Written by: Girish Shenoy
Vice President – Technical Services, Enterprise Solutions
The New CIO Mandate
Uptime Is a Lie
Your systems are up. Your dashboards are green. So why is your workforce frustrated?
For decades, CIOs lived by SLAs. Ninety-nine point nine percent availability. Mean time to resolution. Packet loss. These metrics tell us if the machine is breathing. They do not tell us if the business is winning.
Here is the uncomfortable truth: A fully available system can still be a productivity disaster.
Slow apps. Clunky workflows. Login fatigue. None of these triggers an SLA alert. But each one steals minutes from your best people. Multiplied across thousands of employees, you are bleeding hours and competitive advantage.
The old scorecard is broken. It measures infrastructure health, not human output.
Enter XLAs or experience level agreements. They flip the question from “Is the system working?” to “Can our people do their best work?”
This is not about soft metrics. It is about hard business outcomes, it’s about productivity and retention. Speed to market. The shift is underway. Forward-thinking CIOs are already moving beyond uptime. They are measuring experience. So why your best talent will quit because of slow software, and how SLAs never saw it coming.
The 11-Minute Leak
Your employees lose eleven minutes per day to technology friction. Every single day.
That is the finding from recent digital experience research. Slow app launches. Authentication loops. Laggy video calls. None of it shows up on your SLA dashboard.

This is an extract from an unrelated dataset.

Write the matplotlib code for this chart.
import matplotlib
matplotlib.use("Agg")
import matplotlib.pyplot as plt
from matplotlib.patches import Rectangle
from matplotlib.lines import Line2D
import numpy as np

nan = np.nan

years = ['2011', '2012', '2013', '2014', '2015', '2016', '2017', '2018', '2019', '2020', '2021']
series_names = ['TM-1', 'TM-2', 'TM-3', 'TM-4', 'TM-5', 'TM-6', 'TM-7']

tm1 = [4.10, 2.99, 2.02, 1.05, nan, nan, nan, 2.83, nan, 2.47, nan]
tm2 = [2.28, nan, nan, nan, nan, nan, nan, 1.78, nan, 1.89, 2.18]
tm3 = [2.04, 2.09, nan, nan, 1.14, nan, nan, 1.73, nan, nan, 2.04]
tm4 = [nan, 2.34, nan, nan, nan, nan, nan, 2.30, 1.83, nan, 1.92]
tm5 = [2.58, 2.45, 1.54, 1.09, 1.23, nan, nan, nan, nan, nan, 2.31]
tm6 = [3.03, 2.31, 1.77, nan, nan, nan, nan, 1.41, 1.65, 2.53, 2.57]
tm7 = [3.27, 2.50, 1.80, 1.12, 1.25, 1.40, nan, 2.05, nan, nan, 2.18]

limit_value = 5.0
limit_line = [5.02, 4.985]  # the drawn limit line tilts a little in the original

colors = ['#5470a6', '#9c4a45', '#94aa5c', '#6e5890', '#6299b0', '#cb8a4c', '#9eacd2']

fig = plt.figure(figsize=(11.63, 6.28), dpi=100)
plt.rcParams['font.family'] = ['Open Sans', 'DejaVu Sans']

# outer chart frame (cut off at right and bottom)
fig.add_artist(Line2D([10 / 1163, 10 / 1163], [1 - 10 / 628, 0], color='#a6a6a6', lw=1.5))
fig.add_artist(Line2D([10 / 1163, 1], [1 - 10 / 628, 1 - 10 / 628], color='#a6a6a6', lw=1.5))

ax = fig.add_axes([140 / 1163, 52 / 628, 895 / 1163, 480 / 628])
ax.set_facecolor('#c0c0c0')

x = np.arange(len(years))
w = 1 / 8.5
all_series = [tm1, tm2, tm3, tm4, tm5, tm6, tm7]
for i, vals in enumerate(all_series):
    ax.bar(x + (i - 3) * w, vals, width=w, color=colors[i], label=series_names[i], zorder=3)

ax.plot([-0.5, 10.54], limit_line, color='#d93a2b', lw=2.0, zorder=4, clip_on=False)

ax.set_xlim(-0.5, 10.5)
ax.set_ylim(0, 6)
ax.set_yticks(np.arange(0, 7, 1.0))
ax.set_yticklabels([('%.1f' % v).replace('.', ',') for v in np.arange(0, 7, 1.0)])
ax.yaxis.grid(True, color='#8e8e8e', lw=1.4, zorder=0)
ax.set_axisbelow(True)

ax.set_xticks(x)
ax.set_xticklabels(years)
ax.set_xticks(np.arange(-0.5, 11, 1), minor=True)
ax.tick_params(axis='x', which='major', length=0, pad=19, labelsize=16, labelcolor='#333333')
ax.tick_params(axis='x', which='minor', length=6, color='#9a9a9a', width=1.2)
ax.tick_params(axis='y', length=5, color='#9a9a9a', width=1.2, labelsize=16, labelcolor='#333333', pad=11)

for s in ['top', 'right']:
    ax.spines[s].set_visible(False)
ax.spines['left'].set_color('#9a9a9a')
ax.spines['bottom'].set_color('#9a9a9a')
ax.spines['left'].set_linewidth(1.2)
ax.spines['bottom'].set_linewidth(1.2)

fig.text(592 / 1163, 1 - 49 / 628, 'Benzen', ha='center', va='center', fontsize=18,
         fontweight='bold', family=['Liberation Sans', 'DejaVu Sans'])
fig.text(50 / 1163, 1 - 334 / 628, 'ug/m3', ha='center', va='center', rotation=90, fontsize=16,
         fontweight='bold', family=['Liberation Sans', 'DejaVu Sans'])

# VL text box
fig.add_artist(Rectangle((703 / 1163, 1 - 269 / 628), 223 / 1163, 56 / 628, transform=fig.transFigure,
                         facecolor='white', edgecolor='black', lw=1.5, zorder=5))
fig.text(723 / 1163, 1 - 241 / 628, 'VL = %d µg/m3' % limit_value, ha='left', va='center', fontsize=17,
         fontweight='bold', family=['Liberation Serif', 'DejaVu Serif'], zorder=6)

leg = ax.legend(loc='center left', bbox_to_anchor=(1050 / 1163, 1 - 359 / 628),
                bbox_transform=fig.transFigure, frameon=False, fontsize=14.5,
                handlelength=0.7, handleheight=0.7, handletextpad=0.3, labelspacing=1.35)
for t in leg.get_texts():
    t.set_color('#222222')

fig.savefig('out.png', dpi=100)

Here is what does show up: 99.95% availability. Gold stars all around. But let us do the math. Eleven minutes daily. Two hundred forty working days per year. Forty-four hours annually. One full work week lost per employee. For a thousand knowledge workers, that is 44,000 hours of productivity vanished. Not into strategic work. Into staring at spinning cursors.
SLAs cannot see this. They measure uptime, not output. They track infrastructure, not irritation.
Your top performers feel it most. They are the ones pushing the system hardest. They are also the ones with the shortest tolerance for friction. When your best engineers spend fifteen minutes each morning waiting for their development environment to load, they do not blame the network. They update their LinkedIn profile.
The experience economy has entered the workplace. Employees now expect consumer-grade performance at work. Anything less signals disrespect for their time. XLAs track what matters: task completion rates, perceived speed, and frustration moments. They give you a dashboard for human productivity, not just server health.